Connecting artists, musicians and writers with at-risk youth
Mentoring organization brings art to at-risk youths
Create Now's Take HeART program runs workshops that connect artists, writers and musicians with youths on probation or in foster care
Holland, Gale. Los Angeles Times, Dec. 30, 2008.
After almost 20 years in the film business, Jill Gurr started a script-writing workshop for youths in detention on a variety of criminal convictions. To her astonishment, several illiterate young men in the class learned to read and write.
When they saw their own words incorporated into a script, they were eager to read it, she said during a break in an art workshop for foster girls at a recent Christmas crafts fair in downtown Los Angeles.
The script-writing project became the seed of Create Now, a Los Angeles mentoring organization Gurr started 12 years ago that connects artists, musicians and writers with high-risk youths.
"L.A. runs on the arts; it's the main economy in the city," said Gurr, the organization's founder and executive director. "We have all the creative people. They may not have money, but they have time." She said art gives disadvantaged youths a voice, makes them feel better about themselves and opens their eyes to good professions.
Create Now is among a number of Southern California nonprofit organizations supported by The Times Holiday Campaign, part of the Los Angeles Times Family Fund. Create Now's Take HeART program, which runs workshops by professional artists for at-risk, low-income youths, received $10,000 from the fund this year.

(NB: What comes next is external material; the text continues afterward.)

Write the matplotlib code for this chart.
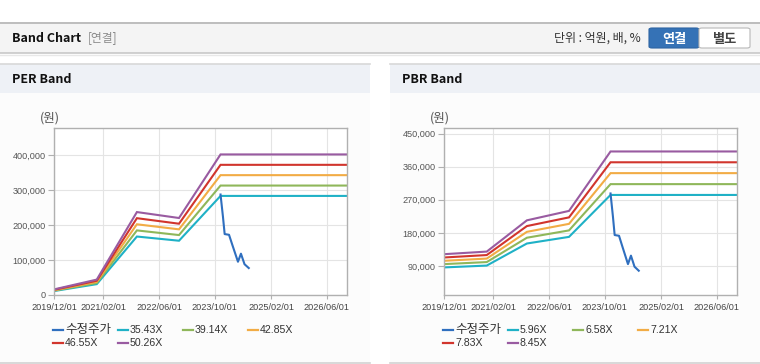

"Gina," a teenager who lives in a group foster home in Pasadena, was decorating address books at the Create Now workshop and thinking about her mother. Art was the last thing they did together before her mother's death, she said.
"I love art; it reminds me of my childhood," Gina said. (The name is a pseudonym because foster care regulations prohibit identifying youths in the system.) "You can tell how people are feeling by the way they paint," said the teen, whose favorite motif is red-and-black hearts and skulls.

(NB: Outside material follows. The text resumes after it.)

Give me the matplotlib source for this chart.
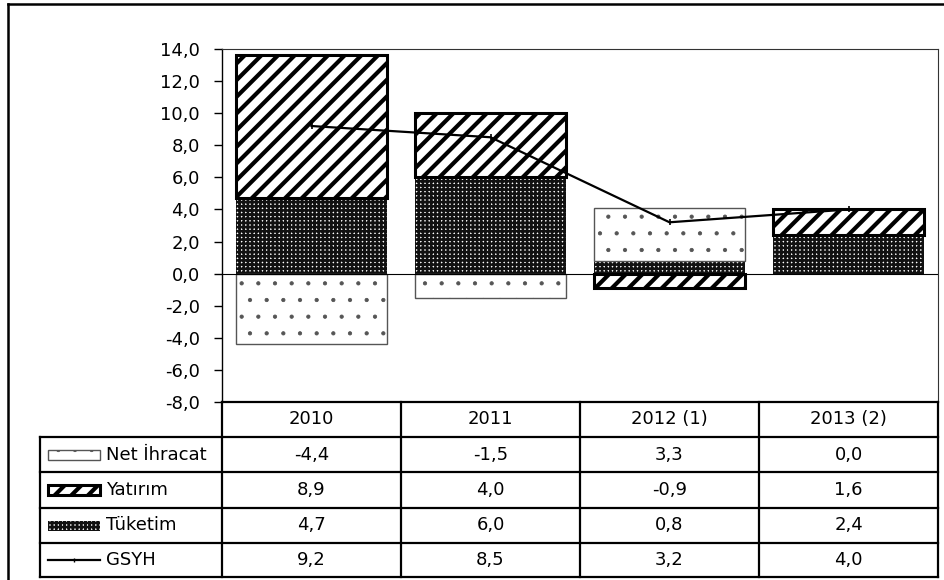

Josef Sanchez, a one-time L.A. County Probation Commission appointee on hand at the Create Now booth, said the group is among few organizations that reach youths on probation or in foster care, many of whom have been abused or neglected.
Sanchez, who has spoken at thousands of schools, said "kids are so engaged when they are talking about the arts. Their compassion, their joy is restored."

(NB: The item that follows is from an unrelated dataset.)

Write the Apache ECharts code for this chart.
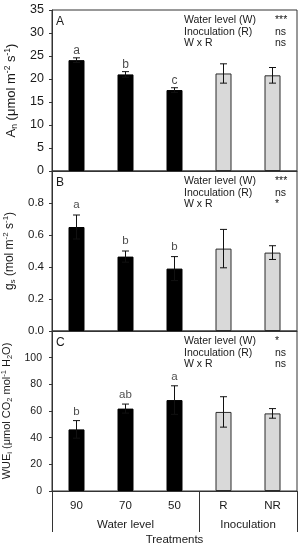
<!DOCTYPE html>
<html>
<head>
<meta charset="utf-8">
<script src="https://cdn.jsdelivr.net/npm/echarts@6/dist/echarts.min.js"></script>
<style>
html,body{margin:0;padding:0;background:#fff;}
#c{width:303px;height:550px;}
</style>
</head>
<body>
<div id="c"></div>
<script>
// ---- data ----
const categories = ['90', '70', '50', 'R', 'NR'];
const groupLabels = ['Water level', 'Inoculation'];

const anMean = [24.1, 21.0, 17.6, 21.2, 20.8];
const anErr = [0.5, 0.6, 0.5, 2.1, 1.7];
const anLetters = ['a', 'b', 'c', '', ''];

const gsMean = [0.65, 0.465, 0.39, 0.515, 0.49];
const gsErr = [0.075, 0.035, 0.075, 0.12, 0.043];
const gsLetters = ['a', 'b', 'b', '', ''];

const wueMean = [46.2, 61.8, 68.2, 59.3, 58.2];
const wueErr = [6.6, 3.4, 10.7, 11.4, 3.6];
const wueLetters = ['b', 'ab', 'a', '', ''];

const statRows = ['Water level (W)', 'Inoculation (R)', 'W x R'];
const anStats = ['***', 'ns', 'ns'];
const gsStats = ['***', 'ns', '*'];
const wueStats = ['*', 'ns', 'ns'];
const panelLetters = ['A', 'B', 'C'];

// ---- styling ----
const FONT = '"Liberation Sans", Arial, sans-serif';
const TXT = '#1a1a1a';
const LINE = '#333333';
const isWater = [true, true, true, false, false];

const chart = echarts.init(document.getElementById('c'), null, {renderer: 'canvas'});

const grids = [
  {left: 52, top: 10, width: 245, height: 161},
  {left: 52, top: 171, width: 245, height: 160},
  {left: 52, top: 331, width: 245, height: 160}
].map(g => Object.assign(g, {show: true, borderColor: LINE, borderWidth: 1, containLabel: false, outerBoundsMode: 'none'}));

// per-panel text sizes (panels were scaled differently in the original figure)
const tickFont = [12.5, 11.5, 10.5];
const nameFont = [13, 12, 11];
const supFont = [8.5, 8, 7.5];
const letterFont = [12, 11.5, 11.5];
const letterGap = [1, 4, 3];

function makeRich(i) {
  return {
    n: {fontSize: nameFont[i], fontFamily: FONT, color: TXT, lineHeight: nameFont[i] + 3, verticalAlign: 'middle'},
    sup: {fontSize: supFont[i], fontFamily: FONT, color: TXT, lineHeight: supFont[i] + 1, verticalAlign: 'top'},
    sub: {fontSize: supFont[i], fontFamily: FONT, color: TXT, lineHeight: supFont[i] + 1, verticalAlign: 'bottom'}
  };
}
const yNames = [
  '{n|A}{sub|n}{n| (μmol m}{sup|-2}{n| s}{sup|-1}{n|)}',
  '{n|g}{sub|s}{n| (mol m}{sup|-2}{n| s}{sup|-1}{n|)}',
  '{n|WUE}{sub|i}{n| (μmol CO}{sub|2}{n| mol}{sup|-1}{n| H}{sub|2}{n|O)}'
];
const yCfg = [
  {max: 35, interval: 5, dec: 0, hideMax: false, gap: 27, margin: 8},
  {max: 1.0, interval: 0.2, dec: 1, hideMax: true, gap: 28, margin: 8},
  {max: 120, interval: 20, dec: 0, hideMax: true, gap: 30, margin: 10}
];

const yAxes = yCfg.map((c, i) => ({
  type: 'value', gridIndex: i, min: 0, max: c.max, interval: c.interval,
  splitLine: {show: false},
  axisLine: {show: true, lineStyle: {color: LINE}},
  axisTick: {show: true, length: 3, inside: false, lineStyle: {color: LINE}},
  axisLabel: {
    color: TXT, fontSize: tickFont[i], fontFamily: FONT, margin: c.margin,
    formatter: v => (c.hideMax && Math.abs(v - c.max) < 1e-9 ? '' : v.toFixed(c.dec))
  },
  name: yNames[i], nameLocation: 'middle', nameGap: c.gap,
  nameTextStyle: {rich: makeRich(i)}
}));

const xAxes = [0, 1].map(i => ({
  type: 'category', gridIndex: i, data: categories,
  axisLine: {show: true, lineStyle: {color: LINE}},
  axisTick: {show: false}, axisLabel: {show: false}
}));
xAxes.push({
  type: 'category', gridIndex: 2, data: categories, position: 'bottom',
  axisLine: {show: true, lineStyle: {color: LINE}},
  axisTick: {show: true, length: 41, inside: false, lineStyle: {color: LINE},
    interval: (idx) => idx === 0 || idx === 3},
  axisLabel: {show: true, interval: 0, color: TXT, fontSize: 11.5, fontFamily: FONT, margin: 9},
  name: 'Treatments', nameLocation: 'middle', nameGap: 43,
  nameTextStyle: {color: TXT, fontSize: 11.5, fontFamily: FONT}
});
// group labels axis: 11 half-band positions; groups centred at half-band 3 and 8
const groupSlots = new Array(11).fill('');
groupSlots[3] = groupLabels[0];
groupSlots[8] = groupLabels[1];
xAxes.push({
  type: 'category', gridIndex: 2, data: groupSlots, boundaryGap: false, position: 'bottom',
  axisLine: {show: false}, axisTick: {show: false},
  axisLabel: {show: true, interval: 0, hideOverlap: false, color: TXT, fontSize: 11.5, fontFamily: FONT, margin: 28}
});

function panelSeries(i, mean, err, letters) {
  return [
    {
      type: 'bar', xAxisIndex: i, yAxisIndex: i, barWidth: 16, silent: true,
      data: mean.map((v, k) => ({
        value: v,
        itemStyle: isWater[k]
          ? {color: '#000000', borderColor: '#000000', borderWidth: 1}
          : {color: '#d9d9d9', borderColor: '#2b2b2b', borderWidth: 1}
      })),
      z: 2
    },
    {
      type: 'custom', xAxisIndex: i, yAxisIndex: i, silent: true, z: 3,
      data: mean.map((v, k) => [k, v - err[k], v + err[k]]),
      renderItem: (params, api) => {
        const lo = api.coord([api.value(0), api.value(1)]);
        const hi = api.coord([api.value(0), api.value(2)]);
        const hw = 3.5;
        const st = {stroke: '#111', lineWidth: 1, fill: null};
        return {type: 'group', children: [
          {type: 'line', shape: {x1: hi[0], y1: hi[1], x2: lo[0], y2: lo[1]}, style: st},
          {type: 'line', shape: {x1: hi[0] - hw, y1: hi[1], x2: hi[0] + hw, y2: hi[1]}, style: st},
          {type: 'line', shape: {x1: lo[0] - hw, y1: lo[1], x2: lo[0] + hw, y2: lo[1]}, style: st}
        ]};
      }
    },
    {
      type: 'scatter', xAxisIndex: i, yAxisIndex: i, silent: true, symbolSize: 0, z: 4,
      data: mean.map((v, k) => [k, v + err[k]]),
      label: {show: true, position: 'top', distance: letterGap[i], color: TXT, fontSize: letterFont[i], fontFamily: FONT,
        formatter: p => letters[p.dataIndex]}
    }
  ];
}

const series = [].concat(
  panelSeries(0, anMean, anErr, anLetters),
  panelSeries(1, gsMean, gsErr, gsLetters),
  panelSeries(2, wueMean, wueErr, wueLetters)
);

// annotation texts (statistics) per panel
const statSets = [anStats, gsStats, wueStats];
const graphics = [];
grids.forEach((g, i) => {
  graphics.push({type: 'text', left: 56, top: g.top + 6,
    style: {text: panelLetters[i], fill: TXT, font: '12px ' + FONT}});
  statRows.forEach((r, j) => {
    graphics.push({type: 'text', left: 184, top: g.top + 5 + j * 11.3,
      style: {text: r, fill: TXT, font: '10.5px ' + FONT}});
    graphics.push({type: 'text', left: 275, top: g.top + 5 + j * 11.3,
      style: {text: statSets[i][j], fill: TXT, font: '10.5px ' + FONT}});
  });
});

chart.setOption({
  animation: false,
  backgroundColor: '#ffffff',
  textStyle: {fontFamily: FONT},
  grid: grids,
  xAxis: xAxes,
  yAxis: yAxes,
  series: series,
  graphic: graphics
});
</script>
</body>
</html>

Gurr said artists involved in the program include drummer Mark Schulman, who has toured with the singer Pink and led a motivational rap seminar at a juvenile detention center in Sylmar. One of the students at the seminar wrote that he was inspired to change his life. That student now works at Universal Studios and attends college, she said.
After a 14-year-old African American girl was killed in the Harbor Gateway area two years ago,partly because of her race, Create Now collaborated on a peace mural with 18 fourth-graders from the neighborhood. At a festival to unveil the project, which featured images of Cesar Chavez and Gandhi, an activist group of Latino mothers invited an African American mother to show African art at their table, Gurr said.
The group also has sponsored hundreds of children to attend performances, including the Ashes and Snow photo exhibition in Santa Monica, Cirque de Soleil and Circus Vargas.
"Many have never been to a cultural event," the executive director said. "One of the youths said, 'What's an intermission?'"
Gurr said she solicits artists through Craigslist or online volunteer sites. "They're thrilled to come for a couple hours," she said. "For writers, it's great to know how to speak the slang they use on the streets."
Fasra Farahani responded to an online call to help out at the crafts booth. A concept artist and art director who recently worked on film director Tim Burton's upcoming "Alice in Wonderland," Farahani said he doesn't have much time for volunteering but feels compelled to do something.
"I feel like I have an amazing family, an unbelievable great family, good friends, and I make a comfortable living doing substantial work," said Farahani, 30. "I want to give back."